Given task - Reproduce every line of the listing as written, apart from the pictures.

Data lines -

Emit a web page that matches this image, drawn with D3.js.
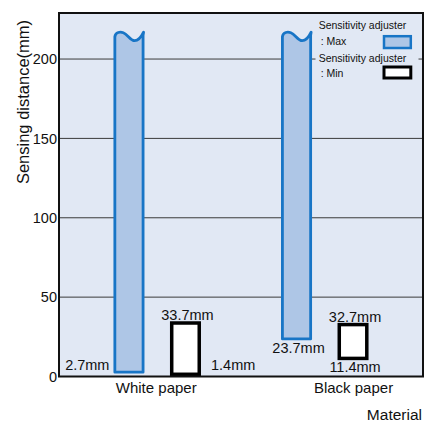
<!DOCTYPE html>
<html><head><meta charset="utf-8">
<script src="https://cdn.jsdelivr.net/npm/d3@7"></script>
<style>
html,body{margin:0;padding:0;background:#fff;}
svg{display:block;font-family:"Liberation Sans",Arial,Helvetica,sans-serif;}
</style></head>
<body>
<svg id="c" width="425" height="424"></svg>
<script>
// ---- data ----
const categories = ["White paper", "Black paper"];
const series = ["max", "min"];
const maxLow = [2.7, 23.7];
const maxHigh = [215, 215];      // bar is broken (wavy top) – goes beyond axis
const minLow = [1.4, 11.4];
const minHigh = [33.7, 32.7];
const maxLowLabels = ["2.7mm", "23.7mm"];
const minHighLabels = ["33.7mm", "32.7mm"];
const minLowLabels = ["1.4mm", "11.4mm"];
const yTicks = [0, 50, 100, 150, 200];
const legendLabels = ["Sensitivity adjuster", ": Max", "Sensitivity adjuster", ": Min"];

// ---- layout ----
const svg = d3.select("#c");
const L = 59, R = 423, T = 13, B = 376.5;
const bg = "#e1e8f4", maxFill = "#aec6e6", maxStroke = "#1875c6";

const y = d3.scaleLinear().domain([0, 229]).range([B, T]);
const x = d3.scaleBand().domain(categories).range([L, R]).paddingInner(0.4776).paddingOuter(0.325);
const xi = d3.scaleBand().domain(series).range([0, x.bandwidth()]).paddingInner(0.451).paddingOuter(0);

svg.append("rect").attr("x", L).attr("y", T).attr("width", R - L).attr("height", B - T).attr("fill", bg);

// gridlines
svg.append("g").selectAll("line").data(yTicks.filter(d => d > 0)).join("line")
  .attr("x1", L).attr("x2", R).attr("y1", d => y(d)).attr("y2", d => y(d))
  .attr("stroke", "#3a3a3a").attr("stroke-width", 1);

// y axis labels
const yAxis = d3.axisLeft(y).tickValues(yTicks).tickSize(0).tickPadding(2);
const ga = svg.append("g").attr("transform", `translate(${L},0)`).call(yAxis);
ga.select(".domain").remove();
ga.selectAll("text").attr("font-size", 14.5).attr("fill", "#111").attr("font-family", "Liberation Sans, Arial, sans-serif");

const sw = 2.8;
// max bars (wavy top)
categories.forEach((c, i) => {
  const bx = x(c) + xi("max");
  const w = xi.bandwidth();
  const x0 = bx + sw / 2, x1 = bx + w - sw / 2, ww = x1 - x0;
  const yT = y(maxHigh[i]), yB = y(maxLow[i]);
  const p = d3.path();
  p.moveTo(x0, yB);
  p.lineTo(x0, yT + 1.5);
  p.bezierCurveTo(x0 + 0.02 * ww, yT - 3.5, x0 + 0.2 * ww, yT - 3.5, x0 + 0.3 * ww, yT - 2.5);
  p.bezierCurveTo(x0 + 0.45 * ww, yT - 1, x0 + 0.55 * ww, yT + 5.5, x0 + 0.7 * ww, yT + 5.5);
  p.bezierCurveTo(x0 + 0.85 * ww, yT + 5.5, x0 + 0.95 * ww, yT + 1, x1 + 0.5, yT - 3);
  p.lineTo(x1, yT);
  p.lineTo(x1, yB);
  p.closePath();
  svg.append("path").attr("d", p.toString()).attr("fill", maxFill)
    .attr("stroke", maxStroke).attr("stroke-width", sw).attr("stroke-linejoin", "round");
});

// min bars
const msw = 3.5;
svg.append("g").selectAll("rect").data(categories).join("rect")
  .attr("x", c => x(c) + xi("min") + msw / 2)
  .attr("width", xi.bandwidth() - msw)
  .attr("y", (c, i) => y(minHigh[i]))
  .attr("height", (c, i) => y(minLow[i]) - y(minHigh[i]))
  .attr("fill", "#fff").attr("stroke", "#000").attr("stroke-width", msw);

// value labels
const lbl = (tx, ty, t, anchor) => svg.append("text").attr("x", tx).attr("y", ty).attr("text-anchor", anchor)
  .attr("font-size", 14.5).attr("fill", "#111").text(t);
categories.forEach((c, i) => {
  const mxL = x(c) + xi("max"), mxC = mxL + xi.bandwidth() / 2;
  const mnL = x(c) + xi("min"), mnC = mnL + xi.bandwidth() / 2, mnR = mnL + xi.bandwidth();
  lbl(mnC + 2, y(minHigh[i]) - 3, minHighLabels[i], "middle");
  if (i === 0) {
    lbl(mxL - 4, 370, maxLowLabels[i], "end");
    lbl(mnR + 10, 370, minLowLabels[i], "start");
  } else {
    lbl(mxC + 2, y(maxLow[i]) + 14.5, maxLowLabels[i], "middle");
    lbl(mnC + 2, y(minLow[i]) + 13.5, minLowLabels[i], "middle");
  }
});

// frame
svg.append("rect").attr("x", L).attr("y", T).attr("width", R - L).attr("height", B - T)
  .attr("fill", "none").attr("stroke", "#111").attr("stroke-width", 2);

// category labels
svg.append("g").selectAll("text").data(categories).join("text")
  .attr("x", (c, i) => i === 0 ? x(c) + x.bandwidth() / 2 - 1 : x(c) + xi("min") + xi.bandwidth() / 2 + 0.5)
  .attr("y", 393.3).attr("text-anchor", "middle").attr("font-size", 15).attr("fill", "#111").text(c => c);

// axis titles
svg.append("text").attr("x", 422).attr("y", 420).attr("text-anchor", "end")
  .attr("font-size", 15.5).attr("fill", "#111").text("Material");
svg.append("text").attr("transform", "translate(29,102) rotate(-90)").attr("text-anchor", "middle")
  .attr("font-size", 16.5).attr("fill", "#111").text("Sensing distance(mm)");

// legend
const lg = svg.append("g");
lg.append("rect").attr("x", 315.5).attr("y", 16).attr("width", 103).attr("height", 66).attr("fill", bg);
const lt = [[318.7, 29.3], [320.7, 45], [318.7, 62.3], [320.7, 76.7]];
lg.selectAll("text").data(legendLabels).join("text")
  .attr("x", (d, i) => lt[i][0]).attr("y", (d, i) => lt[i][1])
  .attr("font-size", 10.5).attr("fill", "#111").text(d => d);
lg.append("rect").attr("x", 384).attr("y", 36.2).attr("width", 26.8).attr("height", 11.8)
  .attr("fill", maxFill).attr("stroke", maxStroke).attr("stroke-width", 2.5);
lg.append("rect").attr("x", 384).attr("y", 67).attr("width", 26.8).attr("height", 11)
  .attr("fill", "#fff").attr("stroke", "#000").attr("stroke-width", 3);
</script>
</body></html>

Task answer -
Emit a web page that matches this image, drawn with D3.js.
<!DOCTYPE html>
<html><head><meta charset="utf-8">
<script src="https://cdn.jsdelivr.net/npm/d3@7"></script>
<style>
html,body{margin:0;padding:0;background:#fff;}
svg{display:block;font-family:"Liberation Sans",Arial,Helvetica,sans-serif;}
</style></head>
<body>
<svg id="c" width="425" height="424"></svg>
<script>
// ---- data ----
const categories = ["White paper", "Black paper"];
const series = ["max", "min"];
const maxLow = [2.7, 23.7];
const maxHigh = [215, 215];      // bar is broken (wavy top) – goes beyond axis
const minLow = [1.4, 11.4];
const minHigh = [33.7, 32.7];
const maxLowLabels = ["2.7mm", "23.7mm"];
const minHighLabels = ["33.7mm", "32.7mm"];
const minLowLabels = ["1.4mm", "11.4mm"];
const yTicks = [0, 50, 100, 150, 200];
const legendLabels = ["Sensitivity adjuster", ": Max", "Sensitivity adjuster", ": Min"];

// ---- layout ----
const svg = d3.select("#c");
const L = 59, R = 423, T = 13, B = 376.5;
const bg = "#e1e8f4", maxFill = "#aec6e6", maxStroke = "#1875c6";

const y = d3.scaleLinear().domain([0, 229]).range([B, T]);
const x = d3.scaleBand().domain(categories).range([L, R]).paddingInner(0.4776).paddingOuter(0.325);
const xi = d3.scaleBand().domain(series).range([0, x.bandwidth()]).paddingInner(0.451).paddingOuter(0);

svg.append("rect").attr("x", L).attr("y", T).attr("width", R - L).attr("height", B - T).attr("fill", bg);

// gridlines
svg.append("g").selectAll("line").data(yTicks.filter(d => d > 0)).join("line")
  .attr("x1", L).attr("x2", R).attr("y1", d => y(d)).attr("y2", d => y(d))
  .attr("stroke", "#3a3a3a").attr("stroke-width", 1);

// y axis labels
const yAxis = d3.axisLeft(y).tickValues(yTicks).tickSize(0).tickPadding(2);
const ga = svg.append("g").attr("transform", `translate(${L},0)`).call(yAxis);
ga.select(".domain").remove();
ga.selectAll("text").attr("font-size", 14.5).attr("fill", "#111").attr("font-family", "Liberation Sans, Arial, sans-serif");

const sw = 2.8;
// max bars (wavy top)
categories.forEach((c, i) => {
  const bx = x(c) + xi("max");
  const w = xi.bandwidth();
  const x0 = bx + sw / 2, x1 = bx + w - sw / 2, ww = x1 - x0;
  const yT = y(maxHigh[i]), yB = y(maxLow[i]);
  const p = d3.path();
  p.moveTo(x0, yB);
  p.lineTo(x0, yT + 1.5);
  p.bezierCurveTo(x0 + 0.02 * ww, yT - 3.5, x0 + 0.2 * ww, yT - 3.5, x0 + 0.3 * ww, yT - 2.5);
  p.bezierCurveTo(x0 + 0.45 * ww, yT - 1, x0 + 0.55 * ww, yT + 5.5, x0 + 0.7 * ww, yT + 5.5);
  p.bezierCurveTo(x0 + 0.85 * ww, yT + 5.5, x0 + 0.95 * ww, yT + 1, x1 + 0.5, yT - 3);
  p.lineTo(x1, yT);
  p.lineTo(x1, yB);
  p.closePath();
  svg.append("path").attr("d", p.toString()).attr("fill", maxFill)
    .attr("stroke", maxStroke).attr("stroke-width", sw).attr("stroke-linejoin", "round");
});

// min bars
const msw = 3.5;
svg.append("g").selectAll("rect").data(categories).join("rect")
  .attr("x", c => x(c) + xi("min") + msw / 2)
  .attr("width", xi.bandwidth() - msw)
  .attr("y", (c, i) => y(minHigh[i]))
  .attr("height", (c, i) => y(minLow[i]) - y(minHigh[i]))
  .attr("fill", "#fff").attr("stroke", "#000").attr("stroke-width", msw);

// value labels
const lbl = (tx, ty, t, anchor) => svg.append("text").attr("x", tx).attr("y", ty).attr("text-anchor", anchor)
  .attr("font-size", 14.5).attr("fill", "#111").text(t);
categories.forEach((c, i) => {
  const mxL = x(c) + xi("max"), mxC = mxL + xi.bandwidth() / 2;
  const mnL = x(c) + xi("min"), mnC = mnL + xi.bandwidth() / 2, mnR = mnL + xi.bandwidth();
  lbl(mnC + 2, y(minHigh[i]) - 3, minHighLabels[i], "middle");
  if (i === 0) {
    lbl(mxL - 4, 370, maxLowLabels[i], "end");
    lbl(mnR + 10, 370, minLowLabels[i], "start");
  } else {
    lbl(mxC + 2, y(maxLow[i]) + 14.5, maxLowLabels[i], "middle");
    lbl(mnC + 2, y(minLow[i]) + 13.5, minLowLabels[i], "middle");
  }
});

// frame
svg.append("rect").attr("x", L).attr("y", T).attr("width", R - L).attr("height", B - T)
  .attr("fill", "none").attr("stroke", "#111").attr("stroke-width", 2);

// category labels
svg.append("g").selectAll("text").data(categories).join("text")
  .attr("x", (c, i) => i === 0 ? x(c) + x.bandwidth() / 2 - 1 : x(c) + xi("min") + xi.bandwidth() / 2 + 0.5)
  .attr("y", 393.3).attr("text-anchor", "middle").attr("font-size", 15).attr("fill", "#111").text(c => c);

// axis titles
svg.append("text").attr("x", 422).attr("y", 420).attr("text-anchor", "end")
  .attr("font-size", 15.5).attr("fill", "#111").text("Material");
svg.append("text").attr("transform", "translate(29,102) rotate(-90)").attr("text-anchor", "middle")
  .attr("font-size", 16.5).attr("fill", "#111").text("Sensing distance(mm)");

// legend
const lg = svg.append("g");
lg.append("rect").attr("x", 315.5).attr("y", 16).attr("width", 103).attr("height", 66).attr("fill", bg);
const lt = [[318.7, 29.3], [320.7, 45], [318.7, 62.3], [320.7, 76.7]];
lg.selectAll("text").data(legendLabels).join("text")
  .attr("x", (d, i) => lt[i][0]).attr("y", (d, i) => lt[i][1])
  .attr("font-size", 10.5).attr("fill", "#111").text(d => d);
lg.append("rect").attr("x", 384).attr("y", 36.2).attr("width", 26.8).attr("height", 11.8)
  .attr("fill", maxFill).attr("stroke", maxStroke).attr("stroke-width", 2.5);
lg.append("rect").attr("x", 384).attr("y", 67).attr("width", 26.8).attr("height", 11)
  .attr("fill", "#fff").attr("stroke", "#000").attr("stroke-width", 3);
</script>
</body></html>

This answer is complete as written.